The derivative provides us with the rate of change of the function with respect to \(x\). This information is crucial in linear approximations because it helps us understand the behavior of the function near the point of interest. In this example, knowing \(f'(x)\) allows us to estimate how the value of \(\frac{1}{\sqrt[3]{510}}\) changes as \(x\) shifts slightly from an easy-to-calculate point.

Estimating cubic roots involves finding values that are close, yet manageable enough to compute without complex calculations. In this practice problem, we needed to estimate \(\frac{1}{\sqrt[3]{510}}\). We chose a nearby number, 512, which makes calculations smoother because its cubic root is an integer. Specifically, 512 equals \(2^9\), and its cube root is \(2^3 = 8\).
The benefit of choosing nearby estimates, like 512 here, is that it's easier to work with integers and common powers, reducing inevitable calculation errors in real-world scenarios. Such estimations are extremely useful when precise instruments or computers are not accessible, enabling quick mental calculations that are sufficiently accurate for everyday purposes.

Function approximation allows us to predict the behavior of complex functions around a specific point.

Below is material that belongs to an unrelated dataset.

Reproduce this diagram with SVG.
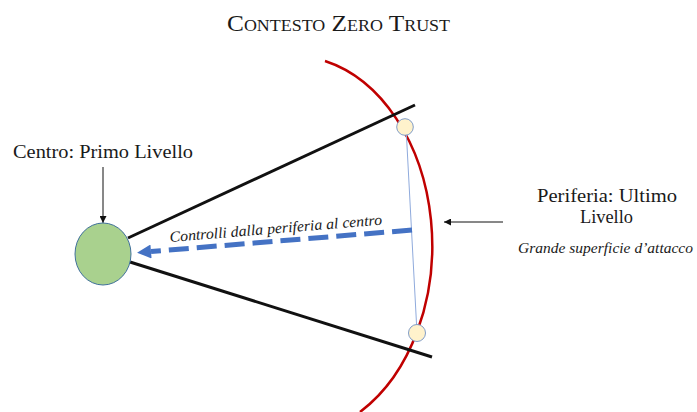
<svg xmlns="http://www.w3.org/2000/svg" width="697" height="412" viewBox="0 0 697 412">
<style>
.t{font-family:"Liberation Serif","DejaVu Serif",serif;fill:#1a1a1a}
.i{font-style:italic}
.title{font-family:"Liberation Serif","DejaVu Serif",serif;fill:#1a1a1a;font-variant:small-caps}
.ray{stroke:#111;stroke-width:3;fill:none}
.thin{stroke:#111;stroke-width:1;fill:none}
</style>
<defs>
<marker id="ah" viewBox="0 0 10 10" refX="10" refY="5" markerWidth="7" markerHeight="7" markerUnits="userSpaceOnUse" orient="auto">
<path d="M0,0 L10,5 L0,10 z" fill="#111"/>
</marker>
<marker id="bh" viewBox="0 0 10 10" refX="0" refY="5" markerWidth="18" markerHeight="14" markerUnits="userSpaceOnUse" orient="auto">
<path d="M0,0 L10,5 L0,10 z" fill="#4472c4"/>
</marker>
</defs>
<rect width="697" height="412" fill="#fff"/>
<text class="title" x="227" y="31" font-size="24" textLength="223" lengthAdjust="spacingAndGlyphs">Contesto Zero Trust</text>
<g id="periferia-arco">
<path d="M325,61 A140 190 0 0 1 360,412" stroke="#c00000" stroke-width="2.5" fill="none"/>
</g>
<g id="connectors">
<line class="ray" x1="128" y1="238" x2="415" y2="105"/>
<line class="ray" x1="130" y1="262" x2="432" y2="357"/>
<line x1="406" y1="127" x2="417" y2="333" stroke="#8faadc" stroke-width="1"/>
<line x1="412" y1="230" x2="151" y2="251.5" stroke="#4472c4" stroke-width="5" stroke-dasharray="20 8" marker-end="url(#bh)"/>
<line class="thin" x1="103" y1="167" x2="103" y2="223" marker-end="url(#ah)"/>
<line class="thin" x1="503" y1="222" x2="444" y2="222" marker-end="url(#ah)"/>
</g>
<g id="centro">
<ellipse cx="103" cy="254" rx="28" ry="31" fill="#a9d18e" stroke="#41719c" stroke-width="1"/>
</g>
<g id="nodo-alto">
<circle cx="405" cy="127" r="8.3" fill="#fff2cc" stroke="#7f9cc8" stroke-width="1"/>
</g>
<g id="nodo-basso">
<circle cx="417" cy="333" r="8.5" fill="#fff2cc" stroke="#7f9cc8" stroke-width="1"/>
</g>
<g id="labels">
<text class="t" x="13" y="158" font-size="18" textLength="180" lengthAdjust="spacingAndGlyphs">Centro: Primo Livello</text>
<text class="t i" font-size="15" transform="translate(170,242) rotate(-4.7)" textLength="213" lengthAdjust="spacingAndGlyphs">Controlli dalla periferia al centro</text>
<text class="t" x="537" y="202" font-size="18" textLength="140" lengthAdjust="spacingAndGlyphs">Periferia: Ultimo</text>
<text class="t" x="580" y="223" font-size="18" textLength="53" lengthAdjust="spacingAndGlyphs">Livello</text>
<text class="t i" x="518" y="253" font-size="14.5" textLength="175" lengthAdjust="spacingAndGlyphs">Grande superficie d’attacco</text>
</g>
</svg>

Linear approximation is a common technique, using tangents of the function to make our predictions. By applying the formula:

• \(L(x) = f(a) + f'(a)(x-a)\).

We substitute known values from our derivative calculation. Here, \(L(x)\) becomes the line that estimates \(f(x)\) near \(a\), where \(a\) is the value chosen near the point of interest.
In this case, linear approximation calculated \(L(510)\) by making use of the chosen \(a = 512\), considering both \(f(a) = \frac{1}{8}\) and \(f'(512)\), resulted in a very manageable approximation. These calculated approximations depict how a function behaves in small interval changes. This helps in quickly estimating complex calculations that would otherwise need higher computational resources.